>>>>>

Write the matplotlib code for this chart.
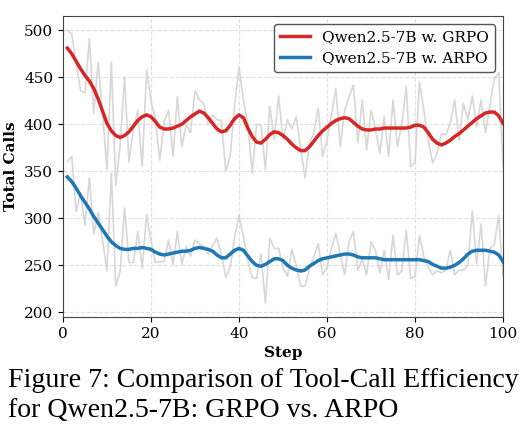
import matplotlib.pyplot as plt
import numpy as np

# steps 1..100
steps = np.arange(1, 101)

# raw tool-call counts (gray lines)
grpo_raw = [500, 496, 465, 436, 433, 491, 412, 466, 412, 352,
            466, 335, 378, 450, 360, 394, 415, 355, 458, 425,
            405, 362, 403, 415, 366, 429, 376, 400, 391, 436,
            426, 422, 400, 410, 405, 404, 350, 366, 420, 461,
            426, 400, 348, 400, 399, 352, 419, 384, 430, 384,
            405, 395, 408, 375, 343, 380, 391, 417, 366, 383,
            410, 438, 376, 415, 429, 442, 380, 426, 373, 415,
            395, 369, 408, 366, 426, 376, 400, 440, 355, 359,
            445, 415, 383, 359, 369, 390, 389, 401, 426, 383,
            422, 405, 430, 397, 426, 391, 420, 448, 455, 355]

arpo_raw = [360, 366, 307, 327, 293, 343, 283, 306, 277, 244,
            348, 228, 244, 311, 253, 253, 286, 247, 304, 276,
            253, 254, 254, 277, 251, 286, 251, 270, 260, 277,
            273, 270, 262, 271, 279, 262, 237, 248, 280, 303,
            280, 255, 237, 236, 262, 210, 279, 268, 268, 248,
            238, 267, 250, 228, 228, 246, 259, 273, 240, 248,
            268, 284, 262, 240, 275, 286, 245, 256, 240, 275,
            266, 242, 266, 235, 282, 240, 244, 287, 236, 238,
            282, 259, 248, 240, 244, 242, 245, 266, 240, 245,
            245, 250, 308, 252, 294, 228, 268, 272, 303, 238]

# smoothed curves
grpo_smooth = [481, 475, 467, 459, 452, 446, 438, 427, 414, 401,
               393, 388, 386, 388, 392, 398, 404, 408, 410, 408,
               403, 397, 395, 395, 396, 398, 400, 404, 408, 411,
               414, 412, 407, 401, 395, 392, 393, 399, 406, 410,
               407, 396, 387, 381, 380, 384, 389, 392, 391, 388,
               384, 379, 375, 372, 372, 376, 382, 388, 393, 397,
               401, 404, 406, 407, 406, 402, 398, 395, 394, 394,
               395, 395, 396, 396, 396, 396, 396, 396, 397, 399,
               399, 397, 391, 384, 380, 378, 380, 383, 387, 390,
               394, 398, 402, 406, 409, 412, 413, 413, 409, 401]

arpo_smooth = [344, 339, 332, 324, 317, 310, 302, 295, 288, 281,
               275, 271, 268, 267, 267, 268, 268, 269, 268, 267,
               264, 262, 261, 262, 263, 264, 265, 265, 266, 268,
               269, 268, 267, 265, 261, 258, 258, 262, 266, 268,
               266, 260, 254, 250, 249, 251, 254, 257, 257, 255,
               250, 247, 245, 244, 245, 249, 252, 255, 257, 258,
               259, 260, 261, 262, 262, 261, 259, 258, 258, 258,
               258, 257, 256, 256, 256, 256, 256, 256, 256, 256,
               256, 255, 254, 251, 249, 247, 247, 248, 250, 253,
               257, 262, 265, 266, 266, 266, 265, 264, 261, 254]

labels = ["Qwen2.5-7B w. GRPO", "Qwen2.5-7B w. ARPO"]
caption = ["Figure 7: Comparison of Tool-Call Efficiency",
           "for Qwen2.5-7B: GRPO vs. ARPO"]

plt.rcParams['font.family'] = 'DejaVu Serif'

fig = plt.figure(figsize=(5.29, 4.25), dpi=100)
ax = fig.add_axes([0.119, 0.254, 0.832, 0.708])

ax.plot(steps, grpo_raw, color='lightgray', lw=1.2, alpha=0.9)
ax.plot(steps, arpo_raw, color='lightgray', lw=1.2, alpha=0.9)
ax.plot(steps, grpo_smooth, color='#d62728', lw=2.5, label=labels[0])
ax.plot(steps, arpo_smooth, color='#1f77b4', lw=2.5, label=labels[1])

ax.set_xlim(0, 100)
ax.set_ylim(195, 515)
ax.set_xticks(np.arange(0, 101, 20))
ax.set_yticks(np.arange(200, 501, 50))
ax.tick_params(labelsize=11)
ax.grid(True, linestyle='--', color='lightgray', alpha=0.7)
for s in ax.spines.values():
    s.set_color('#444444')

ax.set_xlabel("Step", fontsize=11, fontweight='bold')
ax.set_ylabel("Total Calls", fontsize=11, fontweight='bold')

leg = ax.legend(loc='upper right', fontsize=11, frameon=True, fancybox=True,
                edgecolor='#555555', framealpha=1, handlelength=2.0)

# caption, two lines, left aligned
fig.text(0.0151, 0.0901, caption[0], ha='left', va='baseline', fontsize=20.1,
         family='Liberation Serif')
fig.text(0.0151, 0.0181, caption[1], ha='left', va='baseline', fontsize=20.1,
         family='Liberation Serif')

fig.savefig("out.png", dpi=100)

<<<<<

__Work to complete__
Repeat, exactly and in full, each line from the start of the data to the line that contains "245, 250, 308, 252, 294, 228, 268, 272, 303, 238]". Pictures do not go in.

__The reply__
Write the matplotlib code for this chart.
import matplotlib.pyplot as plt
import numpy as np

# steps 1..100
steps = np.arange(1, 101)

# raw tool-call counts (gray lines)
grpo_raw = [500, 496, 465, 436, 433, 491, 412, 466, 412, 352,
            466, 335, 378, 450, 360, 394, 415, 355, 458, 425,
            405, 362, 403, 415, 366, 429, 376, 400, 391, 436,
            426, 422, 400, 410, 405, 404, 350, 366, 420, 461,
            426, 400, 348, 400, 399, 352, 419, 384, 430, 384,
            405, 395, 408, 375, 343, 380, 391, 417, 366, 383,
            410, 438, 376, 415, 429, 442, 380, 426, 373, 415,
            395, 369, 408, 366, 426, 376, 400, 440, 355, 359,
            445, 415, 383, 359, 369, 390, 389, 401, 426, 383,
            422, 405, 430, 397, 426, 391, 420, 448, 455, 355]

arpo_raw = [360, 366, 307, 327, 293, 343, 283, 306, 277, 244,
            348, 228, 244, 311, 253, 253, 286, 247, 304, 276,
            253, 254, 254, 277, 251, 286, 251, 270, 260, 277,
            273, 270, 262, 271, 279, 262, 237, 248, 280, 303,
            280, 255, 237, 236, 262, 210, 279, 268, 268, 248,
            238, 267, 250, 228, 228, 246, 259, 273, 240, 248,
            268, 284, 262, 240, 275, 286, 245, 256, 240, 275,
            266, 242, 266, 235, 282, 240, 244, 287, 236, 238,
            282, 259, 248, 240, 244, 242, 245, 266, 240, 245,
            245, 250, 308, 252, 294, 228, 268, 272, 303, 238]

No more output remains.